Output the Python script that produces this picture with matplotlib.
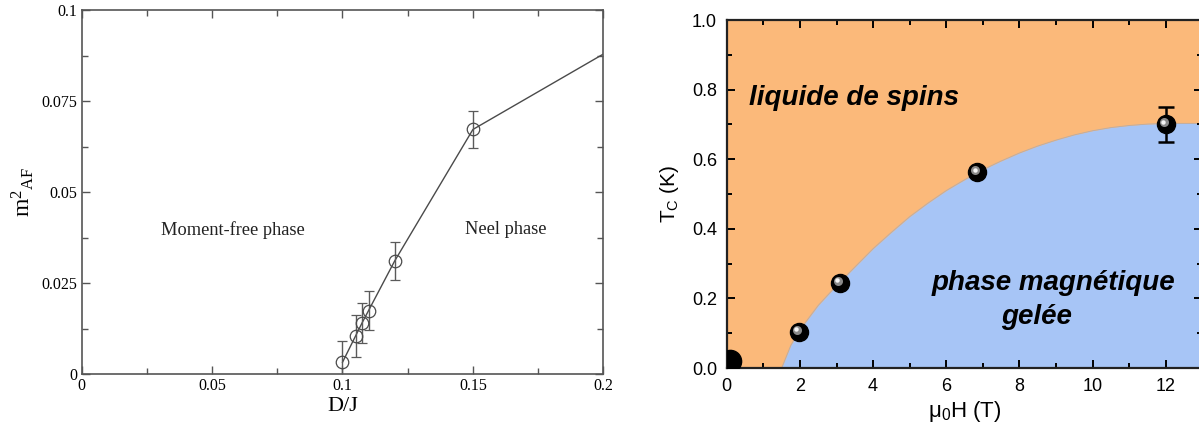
import matplotlib.pyplot as plt
from matplotlib.ticker import MultipleLocator
from matplotlib.transforms import offset_copy

plt.rcParams.update({
    'mathtext.default': 'regular',
    'xtick.direction': 'in',
    'ytick.direction': 'in',
    'xtick.top': True,
    'ytick.right': True,
})

# --- panneau gauche : m^2_AF vs D/J ---
dj = [0.1, 0.105, 0.1075, 0.11, 0.12, 0.15, 0.2]
m2_af = [0.0033, 0.0105, 0.0141, 0.0175, 0.0311, 0.0672, 0.0879]
m2_err = [0.0058, 0.0058, 0.0055, 0.0054, 0.0053, 0.005]
dj_ticks = [0, 0.05, 0.1, 0.15, 0.2]
dj_labels = ['0', '0.05', '0.1', '0.15', '0.2']
m2_ticks = [0, 0.025, 0.05, 0.075, 0.1]
m2_labels = ['0', '0.025', '0.05', '0.075', '0.1']

# --- panneau droit : Tc vs mu0H ---
h_pts = [1.98, 3.1, 6.85, 12.0]
tc_pts = [0.103, 0.244, 0.562, 0.70]
tc_err = [0, 0, 0, 0.05]
h_zero = [0.08]
tc_zero = [0.02]
# frontiere
h_curve = [1.5, 1.75, 2.0, 2.5, 3.0, 3.5, 4.0, 4.5, 5.0, 5.5, 6.0, 6.5, 7.0,
           7.5, 8.0, 8.5, 9.0, 9.5, 10.0, 10.5, 11.0, 11.5, 12.0, 13.5]
tc_curve = [0.0, 0.065, 0.11, 0.18, 0.237, 0.29, 0.343, 0.39, 0.435, 0.474,
            0.51, 0.541, 0.57, 0.595, 0.618, 0.638, 0.655, 0.67, 0.682,
            0.691, 0.697, 0.701, 0.703, 0.703]
h_ticks = [0, 2, 4, 6, 8, 10, 12]
tc_ticks = [0, 0.2, 0.4, 0.6, 0.8, 1.0]

C_LINE = '#4a4a4a'
C_ORANGE = '#FBB97A'
C_BLUE = '#A7C5F6'

fig = plt.figure(figsize=(11.99, 4.32), dpi=100)

# ========== gauche ==========
ax1 = fig.add_axes([0.0681, 0.1336, 0.4351, 0.8433])
serif = ['Liberation Serif', 'DejaVu Serif']
ax1.plot(dj, m2_af, color=C_LINE, lw=1.0, zorder=2)
ax1.errorbar(dj[:6], m2_af[:6], yerr=m2_err, fmt='o', ms=9, mfc='none',
             mec=C_LINE, mew=0.9, ecolor='#5a5a5a', elinewidth=1.0,
             capsize=3.5, capthick=1.0, zorder=3)
ax1.set_xlim(0, 0.2)
ax1.set_ylim(0, 0.1)
ax1.set_xticks(dj_ticks)
ax1.set_xticklabels(dj_labels, family=serif, fontsize=11.5)
ax1.set_yticks(m2_ticks)
ax1.set_yticklabels(m2_labels, family=serif, fontsize=11.5)
ax1.xaxis.set_minor_locator(MultipleLocator(0.025))
ax1.yaxis.set_minor_locator(MultipleLocator(0.0125))
ax1.tick_params(which='major', length=6, width=1, color='#555555', pad=3)
ax1.tick_params(which='minor', length=4, width=1, color='#555555')
for s in ax1.spines.values():
    s.set_color('#555555')
    s.set_linewidth(1.2)
ax1.set_xlabel('D/J', family=serif, fontsize=16, labelpad=2)
ax1.set_ylabel('m$^{2}$$_{AF}$', family=serif, fontsize=17, labelpad=4)
ax1.text(0.058, 0.0397, 'Moment-free phase', family=serif, fontsize=13.2,
         ha='center', va='center', color='#222222')
ax1.text(0.1625, 0.0397, 'Neel phase', family=serif, fontsize=13.2,
         ha='center', va='center', color='#222222')

# ========== droite ==========
sans = ['Liberation Sans', 'DejaVu Sans']
ax2 = fig.add_axes([0.6061, 0.148, 0.3968, 0.8057])
ax2.set_facecolor(C_ORANGE)
ax2.fill_between(h_curve, 0, tc_curve, color=C_BLUE, lw=0, zorder=1)
ax2.plot(h_curve, tc_curve, color='#b8aca6', lw=0.6, zorder=1.5)

ax2.errorbar(h_pts, tc_pts, yerr=tc_err, fmt='none', ecolor='black',
             elinewidth=1.8, capsize=6, capthick=1.8, zorder=3)
ax2.plot(h_zero, tc_zero, 'o', color='black', ms=16, zorder=4)
ax2.plot(h_pts, tc_pts, 'o', color='black', ms=13, zorder=4)
# reflet des billes
tr1 = offset_copy(ax2.transData, fig=fig, x=-1.5, y=1.5, units='points')
tr2 = offset_copy(ax2.transData, fig=fig, x=-2.0, y=2.0, units='points')
ax2.plot(h_pts, tc_pts, 'o', color='#8a8a8a', ms=6.5, mew=0, transform=tr1, zorder=5)
ax2.plot(h_pts, tc_pts, 'o', color='#f4f4f4', ms=3.2, mew=0, transform=tr2, zorder=6)

ax2.set_xlim(0, 13)
ax2.set_ylim(0, 1.0)
ax2.set_xticks(h_ticks)
ax2.set_xticklabels([str(v) for v in h_ticks], family=sans, fontsize=13)
ax2.set_yticks(tc_ticks)
ax2.set_yticklabels([f'{v:.1f}' for v in tc_ticks], family=sans, fontsize=13)
ax2.xaxis.set_minor_locator(MultipleLocator(1))
ax2.yaxis.set_minor_locator(MultipleLocator(0.1))
ax2.tick_params(which='major', length=6, width=1.4, color='black', pad=7)
ax2.tick_params(which='minor', length=3.5, width=1.4, color='black')
for s in ax2.spines.values():
    s.set_color('#222222')
    s.set_linewidth(1.6)
ax2.set_xlabel('$\\mu_{0}$H (T)', family=sans, fontsize=16, labelpad=3)
ax2.set_ylabel('T$_{C}$ (K)', family=sans, fontsize=15, labelpad=8)

ax2.text(0.6, 0.775, 'liquide de spins', family=sans, fontsize=20,
         fontweight='bold', fontstyle='italic', ha='left', va='center')
ax2.text(8.92, 0.244, 'phase magnétique', family=sans, fontsize=20,
         fontweight='bold', fontstyle='italic', ha='center', va='center')
ax2.text(8.46, 0.148, 'gelée', family=sans, fontsize=20,
         fontweight='bold', fontstyle='italic', ha='center', va='center')

fig.savefig('out.png', dpi=100)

|---|

Given request:
Return all of the data exactly as written, and drop the pictures.

Solution for this problem:
Output the Python script that produces this picture with matplotlib.
import matplotlib.pyplot as plt
from matplotlib.ticker import MultipleLocator
from matplotlib.transforms import offset_copy

plt.rcParams.update({
    'mathtext.default': 'regular',
    'xtick.direction': 'in',
    'ytick.direction': 'in',
    'xtick.top': True,
    'ytick.right': True,
})

# --- panneau gauche : m^2_AF vs D/J ---
dj = [0.1, 0.105, 0.1075, 0.11, 0.12, 0.15, 0.2]
m2_af = [0.0033, 0.0105, 0.0141, 0.0175, 0.0311, 0.0672, 0.0879]
m2_err = [0.0058, 0.0058, 0.0055, 0.0054, 0.0053, 0.005]
dj_ticks = [0, 0.05, 0.1, 0.15, 0.2]
dj_labels = ['0', '0.05', '0.1', '0.15', '0.2']
m2_ticks = [0, 0.025, 0.05, 0.075, 0.1]
m2_labels = ['0', '0.025', '0.05', '0.075', '0.1']

# --- panneau droit : Tc vs mu0H ---
h_pts = [1.98, 3.1, 6.85, 12.0]
tc_pts = [0.103, 0.244, 0.562, 0.70]
tc_err = [0, 0, 0, 0.05]
h_zero = [0.08]
tc_zero = [0.02]
# frontiere
h_curve = [1.5, 1.75, 2.0, 2.5, 3.0, 3.5, 4.0, 4.5, 5.0, 5.5, 6.0, 6.5, 7.0,
           7.5, 8.0, 8.5, 9.0, 9.5, 10.0, 10.5, 11.0, 11.5, 12.0, 13.5]
tc_curve = [0.0, 0.065, 0.11, 0.18, 0.237, 0.29, 0.343, 0.39, 0.435, 0.474,
            0.51, 0.541, 0.57, 0.595, 0.618, 0.638, 0.655, 0.67, 0.682,
            0.691, 0.697, 0.701, 0.703, 0.703]
h_ticks = [0, 2, 4, 6, 8, 10, 12]
tc_ticks = [0, 0.2, 0.4, 0.6, 0.8, 1.0]

C_LINE = '#4a4a4a'
C_ORANGE = '#FBB97A'
C_BLUE = '#A7C5F6'

fig = plt.figure(figsize=(11.99, 4.32), dpi=100)

# ========== gauche ==========
ax1 = fig.add_axes([0.0681, 0.1336, 0.4351, 0.8433])
serif = ['Liberation Serif', 'DejaVu Serif']
ax1.plot(dj, m2_af, color=C_LINE, lw=1.0, zorder=2)
ax1.errorbar(dj[:6], m2_af[:6], yerr=m2_err, fmt='o', ms=9, mfc='none',
             mec=C_LINE, mew=0.9, ecolor='#5a5a5a', elinewidth=1.0,
             capsize=3.5, capthick=1.0, zorder=3)
ax1.set_xlim(0, 0.2)
ax1.set_ylim(0, 0.1)
ax1.set_xticks(dj_ticks)
ax1.set_xticklabels(dj_labels, family=serif, fontsize=11.5)
ax1.set_yticks(m2_ticks)
ax1.set_yticklabels(m2_labels, family=serif, fontsize=11.5)
ax1.xaxis.set_minor_locator(MultipleLocator(0.025))
ax1.yaxis.set_minor_locator(MultipleLocator(0.0125))
ax1.tick_params(which='major', length=6, width=1, color='#555555', pad=3)
ax1.tick_params(which='minor', length=4, width=1, color='#555555')
for s in ax1.spines.values():
    s.set_color('#555555')
    s.set_linewidth(1.2)
ax1.set_xlabel('D/J', family=serif, fontsize=16, labelpad=2)
ax1.set_ylabel('m$^{2}$$_{AF}$', family=serif, fontsize=17, labelpad=4)
ax1.text(0.058, 0.0397, 'Moment-free phase', family=serif, fontsize=13.2,
         ha='center', va='center', color='#222222')
ax1.text(0.1625, 0.0397, 'Neel phase', family=serif, fontsize=13.2,
         ha='center', va='center', color='#222222')

# ========== droite ==========
sans = ['Liberation Sans', 'DejaVu Sans']
ax2 = fig.add_axes([0.6061, 0.148, 0.3968, 0.8057])
ax2.set_facecolor(C_ORANGE)
ax2.fill_between(h_curve, 0, tc_curve, color=C_BLUE, lw=0, zorder=1)
ax2.plot(h_curve, tc_curve, color='#b8aca6', lw=0.6, zorder=1.5)

ax2.errorbar(h_pts, tc_pts, yerr=tc_err, fmt='none', ecolor='black',
             elinewidth=1.8, capsize=6, capthick=1.8, zorder=3)
ax2.plot(h_zero, tc_zero, 'o', color='black', ms=16, zorder=4)
ax2.plot(h_pts, tc_pts, 'o', color='black', ms=13, zorder=4)
# reflet des billes
tr1 = offset_copy(ax2.transData, fig=fig, x=-1.5, y=1.5, units='points')
tr2 = offset_copy(ax2.transData, fig=fig, x=-2.0, y=2.0, units='points')
ax2.plot(h_pts, tc_pts, 'o', color='#8a8a8a', ms=6.5, mew=0, transform=tr1, zorder=5)
ax2.plot(h_pts, tc_pts, 'o', color='#f4f4f4', ms=3.2, mew=0, transform=tr2, zorder=6)

ax2.set_xlim(0, 13)
ax2.set_ylim(0, 1.0)
ax2.set_xticks(h_ticks)
ax2.set_xticklabels([str(v) for v in h_ticks], family=sans, fontsize=13)
ax2.set_yticks(tc_ticks)
ax2.set_yticklabels([f'{v:.1f}' for v in tc_ticks], family=sans, fontsize=13)
ax2.xaxis.set_minor_locator(MultipleLocator(1))
ax2.yaxis.set_minor_locator(MultipleLocator(0.1))
ax2.tick_params(which='major', length=6, width=1.4, color='black', pad=7)
ax2.tick_params(which='minor', length=3.5, width=1.4, color='black')
for s in ax2.spines.values():
    s.set_color('#222222')
    s.set_linewidth(1.6)
ax2.set_xlabel('$\\mu_{0}$H (T)', family=sans, fontsize=16, labelpad=3)
ax2.set_ylabel('T$_{C}$ (K)', family=sans, fontsize=15, labelpad=8)

ax2.text(0.6, 0.775, 'liquide de spins', family=sans, fontsize=20,
         fontweight='bold', fontstyle='italic', ha='left', va='center')
ax2.text(8.92, 0.244, 'phase magnétique', family=sans, fontsize=20,
         fontweight='bold', fontstyle='italic', ha='center', va='center')
ax2.text(8.46, 0.148, 'gelée', family=sans, fontsize=20,
         fontweight='bold', fontstyle='italic', ha='center', va='center')

fig.savefig('out.png', dpi=100)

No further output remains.